Cultiver les relations humaines

Mais la légi­ti­mi­té fon­dée sur l’expérience et la com­pé­tence n’est pas suf­fi­sante pour déve­lop­per une réelle auto­ri­té, car ce serait oublier que les rela­tions humaines consti­tuent le fon­de­ment de toute orga­ni­sa­tion. Les pro­grès tech­no­lo­giques asso­ciés au déve­lop­pe­ment des pra­tiques col­la­bo­ra­tives ont pro­fon­dé­ment trans­for­mé le fonc­tion­ne­ment des orga­ni­sa­tions, mais la per­for­mance d’un modèle ne sau­rait se mesu­rer à la seule lumière du nombre de mana­gers ou de la vitesse de trans­mis­sion des infor­ma­tions.
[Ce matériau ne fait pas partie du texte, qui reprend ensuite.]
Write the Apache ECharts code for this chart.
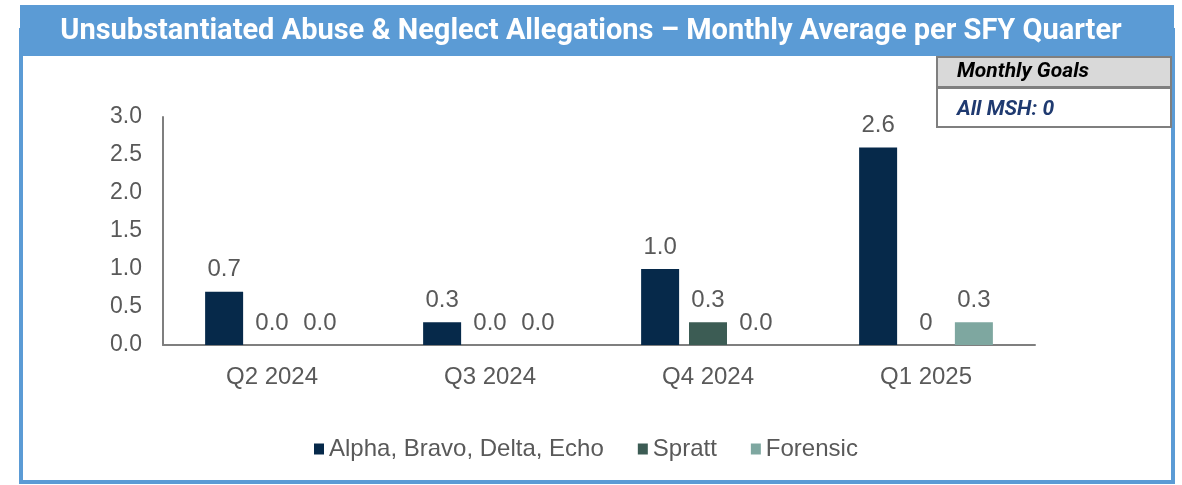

Dans cette pers­pec­tive, un nombre impor­tant d’échelons hié­rar­chiques, carac­té­ris­tique fon­da­men­tale de l’organisation mili­taire per­met­tant de conser­ver un nombre res­treint de per­sonnes à diri­ger, prend une tout autre dimen­sion. Il n’est alors plus ques­tion de réduire le nombre de strates, mais de per­mettre au chef de pas­ser le temps néces­saire à l’écoute de cha­cun de ses col­la­bo­ra­teurs. C’est ain­si que pour­ra émer­ger une véri­table cohé­sion de la troupe autour de son com­man­dant. C’est donc en se repo­sant sur sa légi­ti­mi­té et en culti­vant des rela­tions humaines fortes que le chef mili­taire favo­ri­se­ra la cohé­sion de sa troupe autour de lui, même dans les situa­tions les plus critiques.
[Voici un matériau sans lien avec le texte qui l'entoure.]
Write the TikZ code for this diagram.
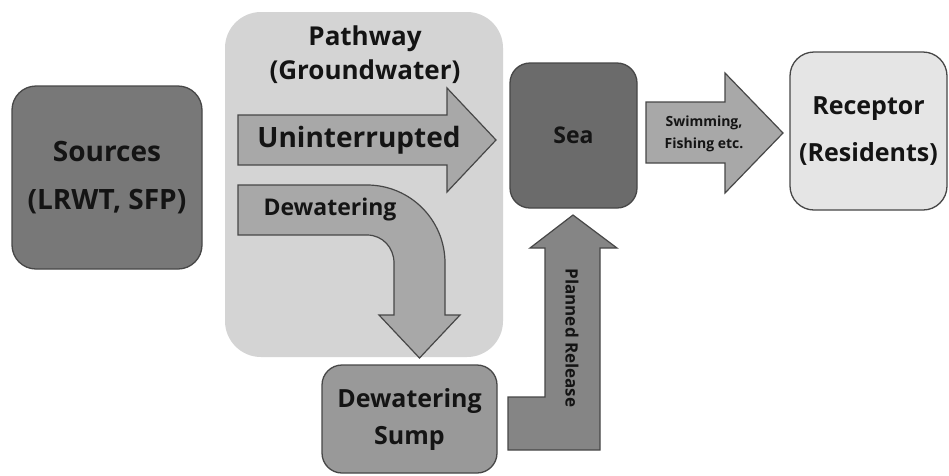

L’organisation mili­taire, sou­vent pré­sen­tée comme l’organisation stricte et immuable par excel­lence et désor­mais dépas­sée par d’autres types d’organisations plus modernes, n’a peut-être pas dit son der­nier mot. Certes, les struc­tures y sont rigides et hié­rar­chi­sées, mais elles le sont au ser­vice de l’humain, de la pri­mau­té du col­lec­tif et pour l’expression de valeurs fortes. Le modèle appli­qué par l’armée de terre pour­rait ain­si encore per­mettre de répondre aux besoins d’efficacité et de rési­lience des orga­ni­sa­tions tout en conser­vant l’humain au centre des atten­tions. Les X, de par leur culture mili­taire et leur com­pré­hen­sion du fonc­tion­ne­ment des armées, sont pré­ci­sé­ment en mesure de jeter des ponts entre les mondes civil et mili­taire et d’apporter ce sup­plé­ment d’âme aux orga­ni­sa­tions qui pour­raient en manquer.